Posted on 03/27/2014

By Ivan G. Goldman

Deontay Wilder says the wildest things.

No one under 6 feet 5, he brags, has a chance against him. None of those little guys, he says, can deal with his height and size. Undefeated Wilder is 6 feet 7.

005 Wilder vs Scott IMG_1385
Photo: Tom Casino/Showtime

If he believes what he says, he can beat just about every heavyweight out there with the possible exception of Wladimir Klitschko.

Consider this. If Wilder, 31-0 (31 KOs), is correct, that means he could have walked all over prime versions of Muhammad Ali, Mike Tyson, Joe Louis, George Foreman, Larry Holmes, Joe Frazier, take your pick. Because they’re all hopelessly tiny, according to Wilder, and would have been wasting their time even stepping into the ring.

Joe Louis’s quick, deadly short right hand? A silly inept weapon against the mighty Wilder, thinks Wilder. After all, hasn’t he stopped a long string of no-name fighters since winning a bronze medal at the 2008 Olympics and then gaining a spot in the bejeweled stable of Boxing Godfather Al Haymon?

And just think how pulverized itty bitty Sonny Liston would get were he pitilessly pitted against the mighty Wilder, who recently kayoed the mighty Malik Scott. Then of course there’s inferior little Ali, who, according to Wilder, was fortunate to come along before Wilder, who’d have crushed the miserable little dwarf. Lucky Ali only had to deal with teensy-weensy Liston, Foreman, Ken Norton, Frazier, and similar midgets. Piece of cake.

And of course a young Tyson wading into Wilder with furious body shots, moving expertly side to side while throwing hooks, uppercuts, and right hands from hell would have been child’s play to Wilder, according to Wilder’s theory.

Ask anyone who’s stood next to Foreman how small he is. It’s like being next to Godzilla. No one makes Foreman look small. And Ali kayoed him.

What has Wilder done? Well, he’s defeated the likes of Nicolai Firtha, who’s 21-11-1 (8 KOs) and has lost four of his last six. Never heard of Firtha, you say? You’re not alone, but matching him and others like him with Wilder just might have something to do with why the “Bronze Bomber” from Alabama, has never had to go past four rounds.

Call me cynical, but in my experience, when handlers match their fighter against nothing but low-level competition, they usually do it because they don’t think he can beat anyone better. Generally when you’ve got a prospect you think you can groom into a champion you move him up gradually against tougher and tougher guys. You don’t go back to the same old shelf to lay your hands on another tomato can.

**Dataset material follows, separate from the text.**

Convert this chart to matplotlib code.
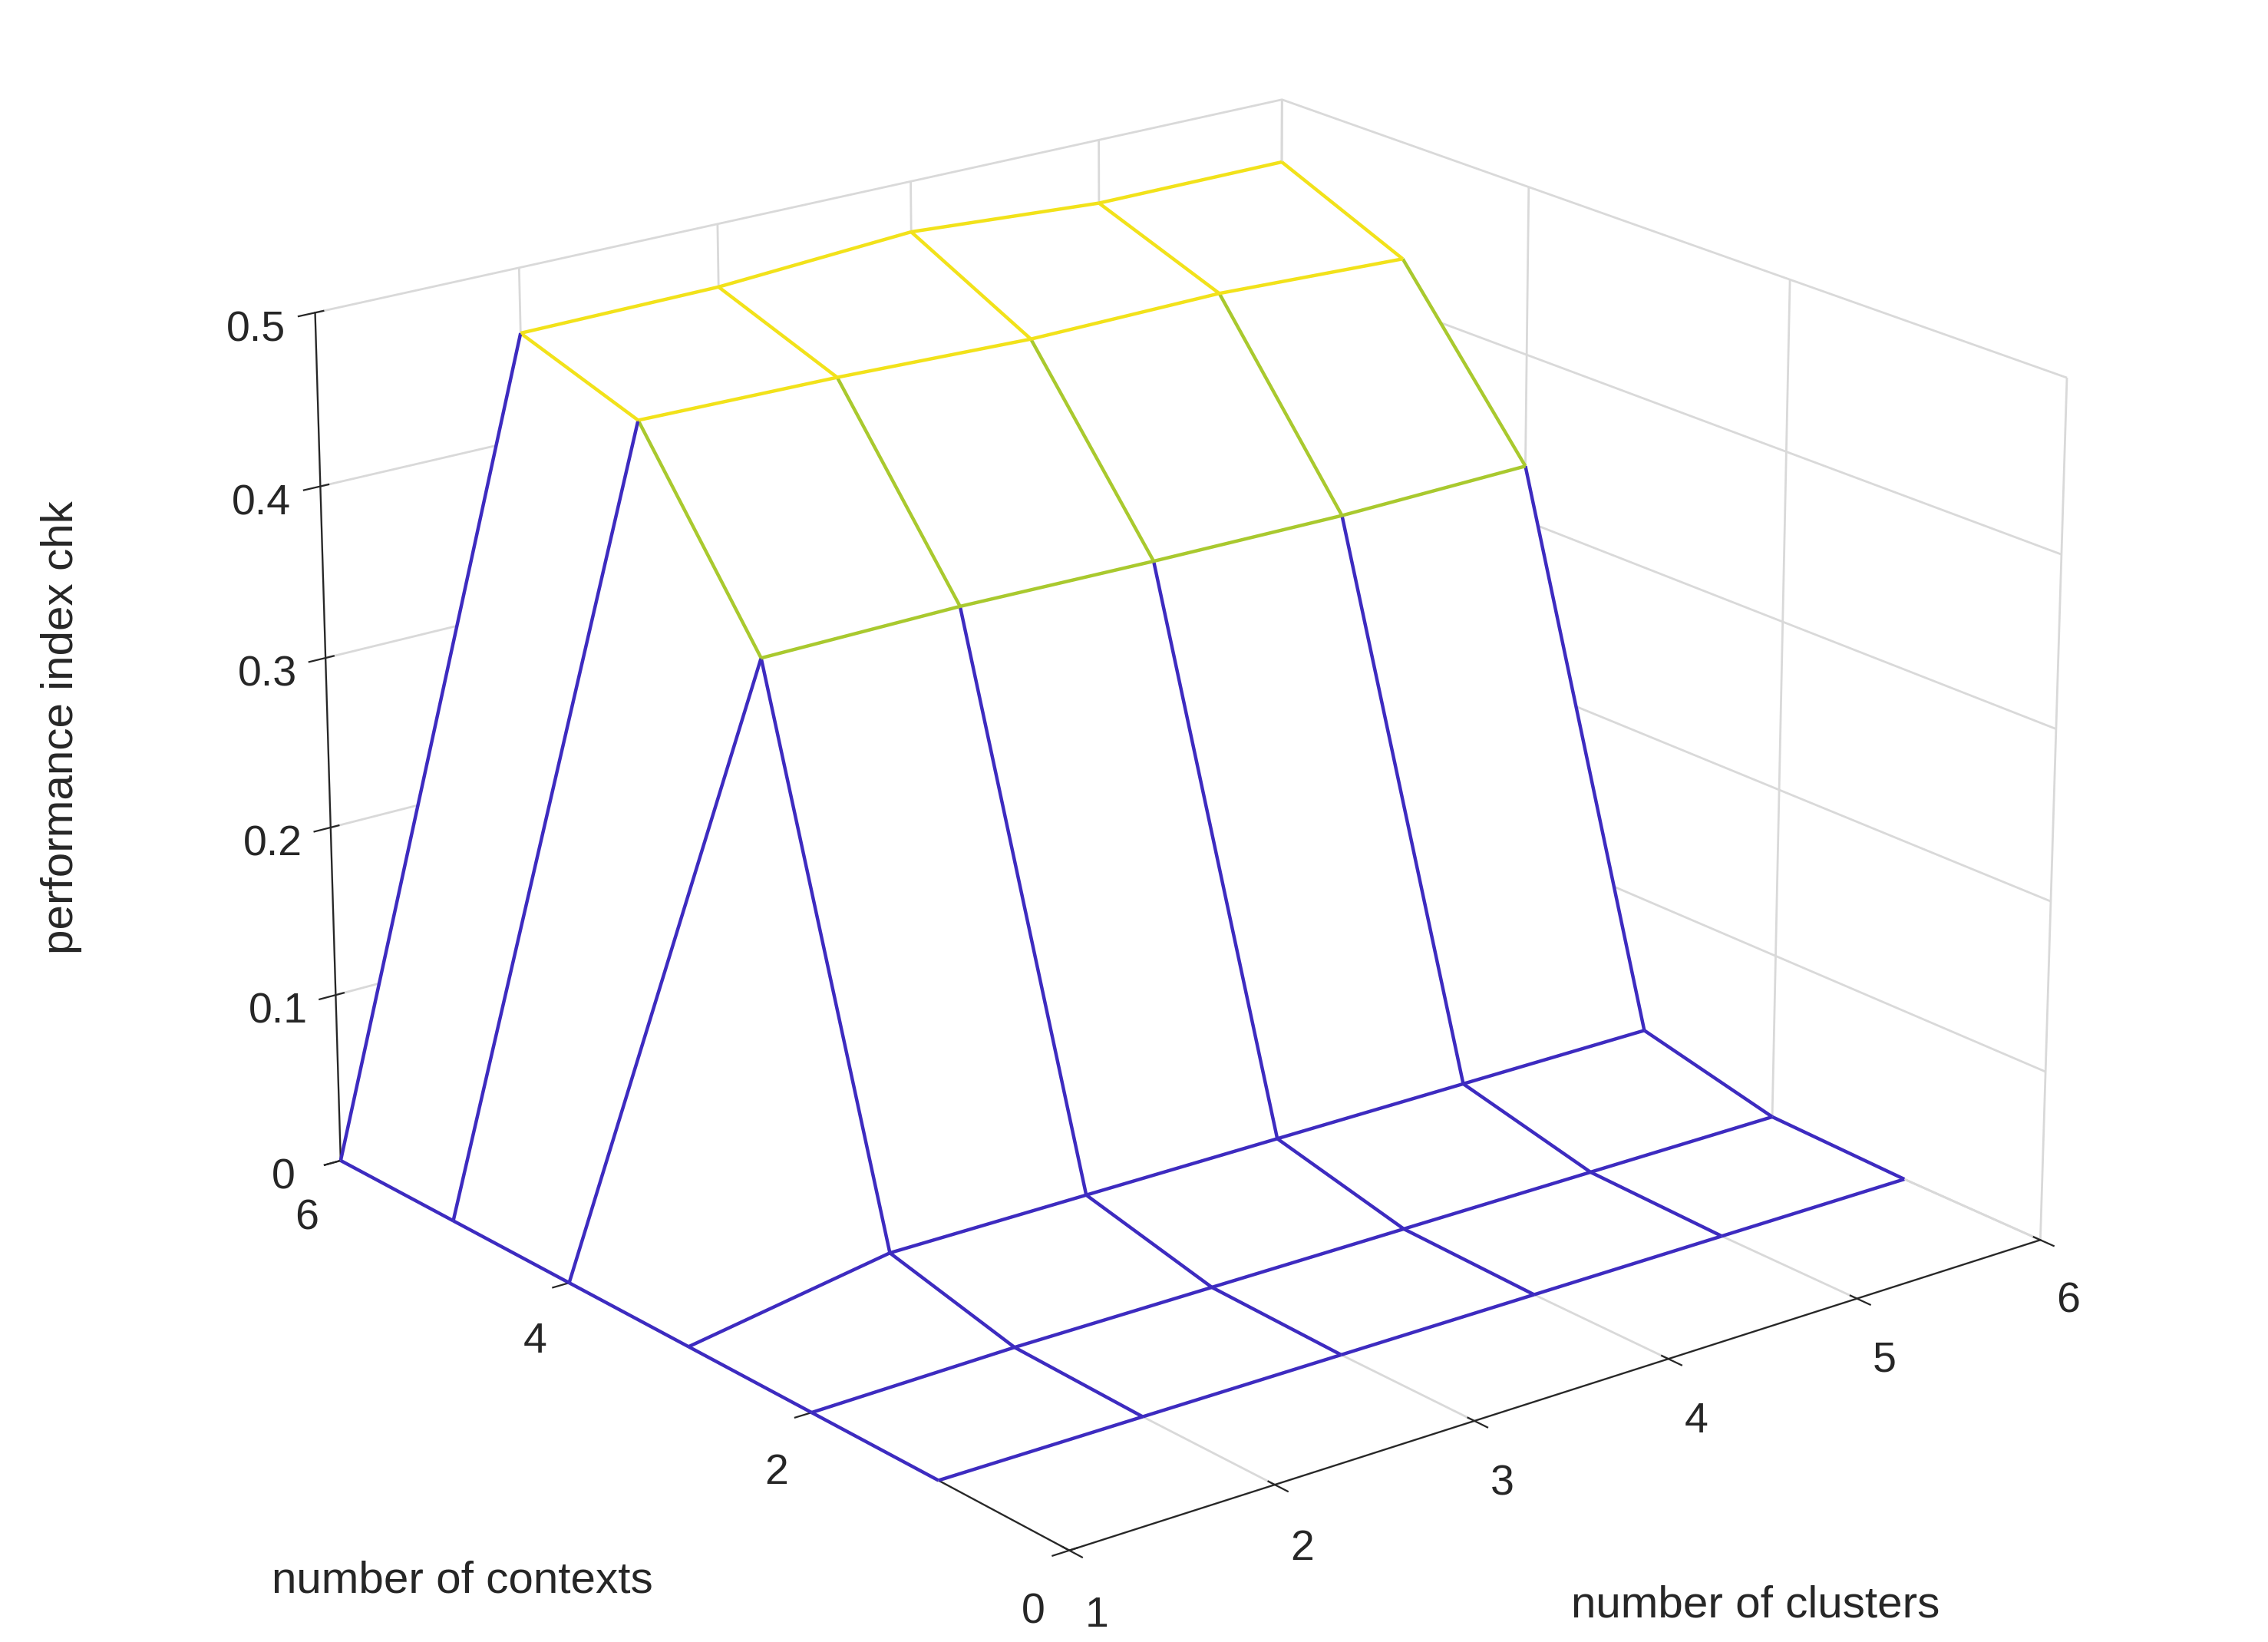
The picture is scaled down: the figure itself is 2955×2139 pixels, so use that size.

Yes, Deontay is a rangy 227-pounder who looks down on most opponents from a great height. But if he really believes his length as a human being is as important as he claims, he may know less about the sweet science than any bronze medalist in the history of the sport.

Wilder, thanks to his excellent backroom connections, is, we are told, slated to take on the winner of Bermane Stiverne and Chris Arreola, who on May 10 compete for the WBC title vacated by Vitali Klitschko. I expect he’ll take another tune-up or two between now and then. It may be that he’ll show us all something. It also may be that Wilder is yet another example of life imitating art, a reincarnation of the huge Toro Moreno in The Harder They Fall, Humphrey Bogart’s last film.

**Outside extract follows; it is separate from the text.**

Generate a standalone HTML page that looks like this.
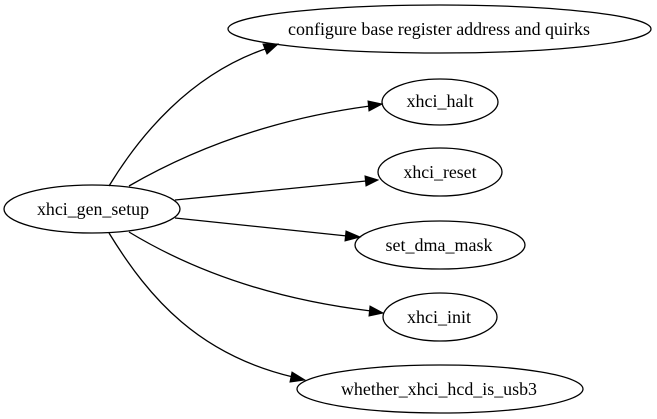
<!DOCTYPE html>
<html><head><meta charset="utf-8"><style>html,body{margin:0;padding:0;background:#fff}svg{display:block}</style></head>
<body>
<svg width="657" height="419" viewBox="0 0 657 419" xmlns="http://www.w3.org/2000/svg">
<g fill="none" stroke="#000" stroke-width="1.3">
<ellipse cx="92" cy="209" rx="88" ry="24"/>
<ellipse cx="439.5" cy="29" rx="211.5" ry="24"/>
<ellipse cx="440" cy="102" rx="58" ry="23"/>
<ellipse cx="440" cy="172" rx="62" ry="24"/>
<ellipse cx="440" cy="245" rx="85" ry="24"/>
<ellipse cx="440" cy="317" rx="57" ry="24"/>
<ellipse cx="440" cy="389" rx="143" ry="24"/>
<path d="M109,186 C140,135 190,75 265,49"/>
<path d="M129,186 C200,145 280,118 370,106"/>
<path d="M175,200 L366,181"/>
<path d="M175,218 L347,236"/>
<path d="M129,232 C200,275 280,300 371,311"/>
<path d="M109,233 C150,300 200,355 293,377"/>
</g>
<g fill="#000" stroke="#000" stroke-width="1">
<polygon points="278,44 263,44 267,54"/>
<polygon points="382,104 368,101 369,111"/>
<polygon points="378,180 365,176 366,186"/>
<polygon points="360,237 346,231 345,241"/>
<polygon points="383,313 370,306 369,316"/>
<polygon points="305,380 292,372 290,382"/>
</g>
<g font-family="Liberation Serif, serif" font-size="18" text-anchor="middle" fill="#000">
<text x="93" y="215" textLength="112" lengthAdjust="spacingAndGlyphs">xhci_gen_setup</text>
<text x="439" y="35" textLength="302" lengthAdjust="spacingAndGlyphs">configure base register address and quirks</text>
<text x="440" y="107" textLength="67" lengthAdjust="spacingAndGlyphs">xhci_halt</text>
<text x="440" y="178" textLength="73" lengthAdjust="spacingAndGlyphs">xhci_reset</text>
<text x="439" y="251" textLength="107" lengthAdjust="spacingAndGlyphs">set_dma_mask</text>
<text x="439" y="323" textLength="64" lengthAdjust="spacingAndGlyphs">xhci_init</text>
<text x="439" y="395" textLength="196" lengthAdjust="spacingAndGlyphs">whether_xhci_hcd_is_usb3</text>
</g>
</svg>
</body></html>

The Moreno character, a giant from South America, was managed by the mob and moved through a series of set-ups until he finally got his shot at the champ, played by real-life fighter Max Baer. Bogart, who played a down-on-his luck publicist, tried to warn Moreno, but he refused to stay on the canvas and got pulverized.

It’s no certainty that Arreola or Stiverne will do the same to Wilder. It’s possible Wilder is the real thing. But even if he is, he hasn’t been brought along in a way that would prepare him for either of them. And even if he somehow were to achieve victory, it wouldn’t be because he’s a few inches taller.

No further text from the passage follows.